From 188a4590d852324113a80cef6d0c237d6417a9d6 Mon Sep 17 00:00:00 2001
From: 22quinn <33176974+22quinn@users.noreply.github.com>
Date: Thu, 5 Jun 2025 04:14:32 -0700
Subject: [PATCH] [Misc] Do not override NCCL_CUMEM_ENABLE if set explicitly
 (#19105)

Signed-off-by: 22quinn <33176974+22quinn@users.noreply.github.com>
---
 vllm/env_override.py | 18 ++++++++++++------
 1 file changed, 12 insertions(+), 6 deletions(-)
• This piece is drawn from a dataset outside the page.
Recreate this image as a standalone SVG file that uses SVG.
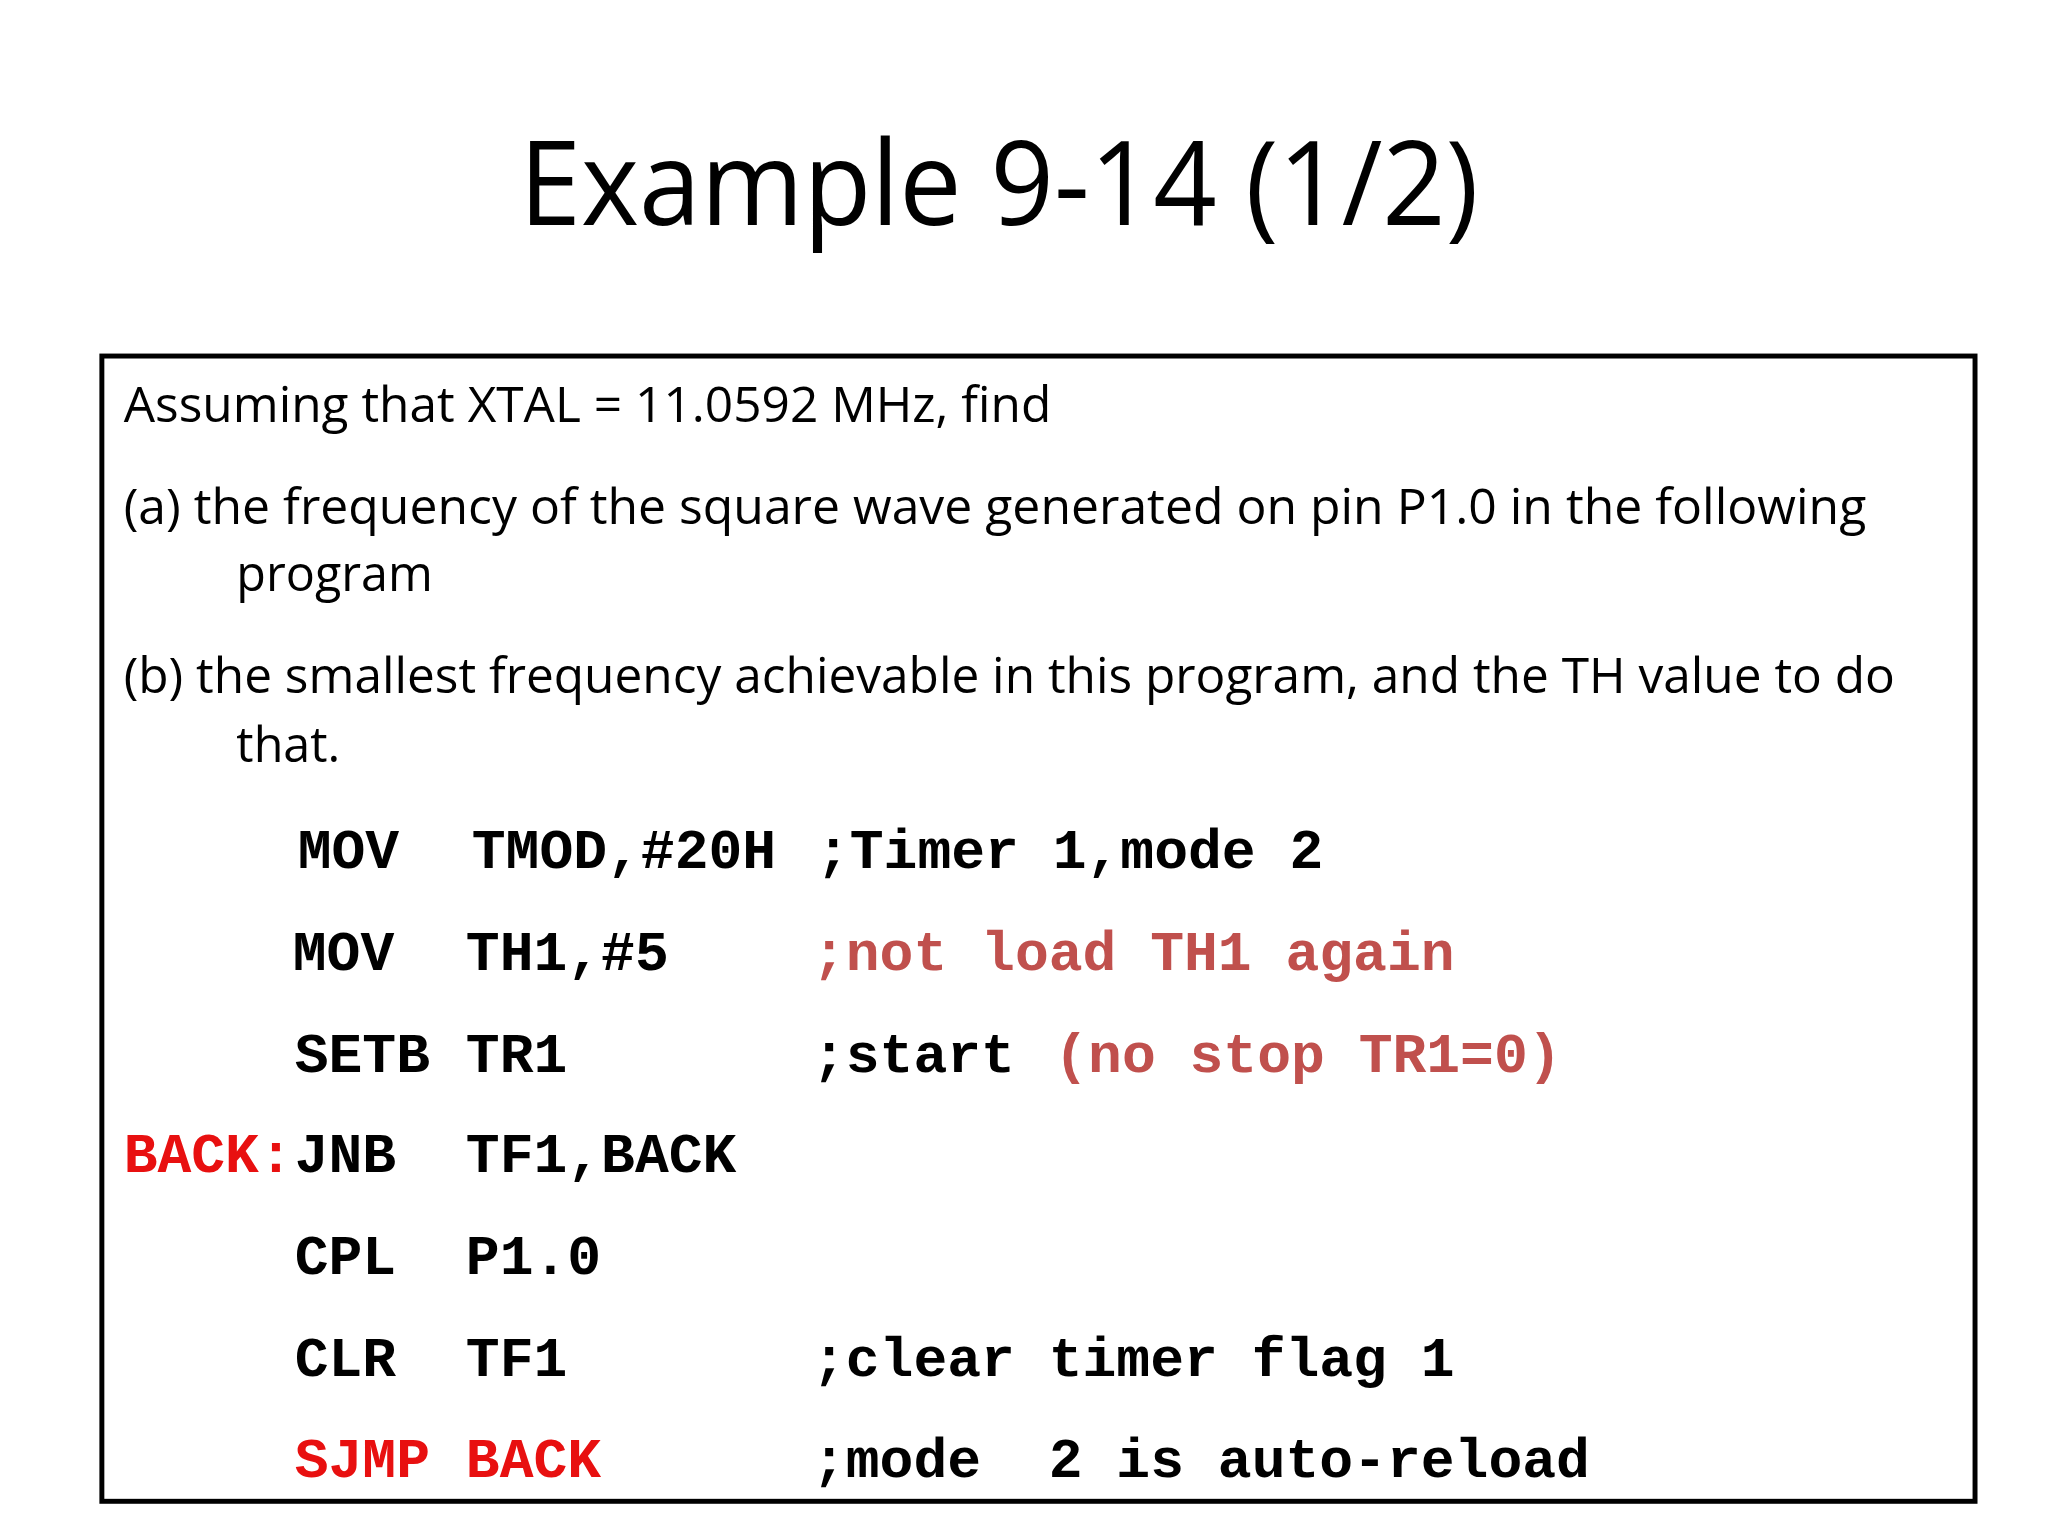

diff --git a/vllm/env_override.py b/vllm/env_override.py
index b0a061d2c4ed9..2bede4963f964 100644
--- a/vllm/env_override.py
+++ b/vllm/env_override.py
@@ -4,17 +4,23 @@ import os
 
 import torch
 
+from vllm.logger import init_logger
+
+logger = init_logger(__name__)
+
 # set some common config/environment variables that should be set
 # for all processes created by vllm and all processes
 # that interact with vllm workers.
 # they are executed whenever `import vllm` is called.
 
-if not os.path.exists('/dev/nvidia-caps-imex-channels'):
-    # normally, we disable NCCL_CUMEM_ENABLE because it
-    # will cost 1~2 GiB GPU memory with cudagraph+allreduce,
-    # see https://github.com/NVIDIA/nccl/issues/1234
-    # for more details.
-    # However, NCCL requires NCCL_CUMEM_ENABLE to work with
+if 'NCCL_CUMEM_ENABLE' in os.environ:
+    logger.warning(
+        "NCCL_CUMEM_ENABLE is set to %s, skipping override. "
+        "This may increase memory overhead with cudagraph+allreduce: "
+        "https://github.com/NVIDIA/nccl/issues/1234",
+        os.environ['NCCL_CUMEM_ENABLE'])
+elif not os.path.exists('/dev/nvidia-caps-imex-channels'):
+    # NCCL requires NCCL_CUMEM_ENABLE to work with
     # multi-node NVLink, typically on GB200-NVL72 systems.
     # The ultimate way to detect multi-node NVLink is to use
     # NVML APIs, which are too expensive to call here.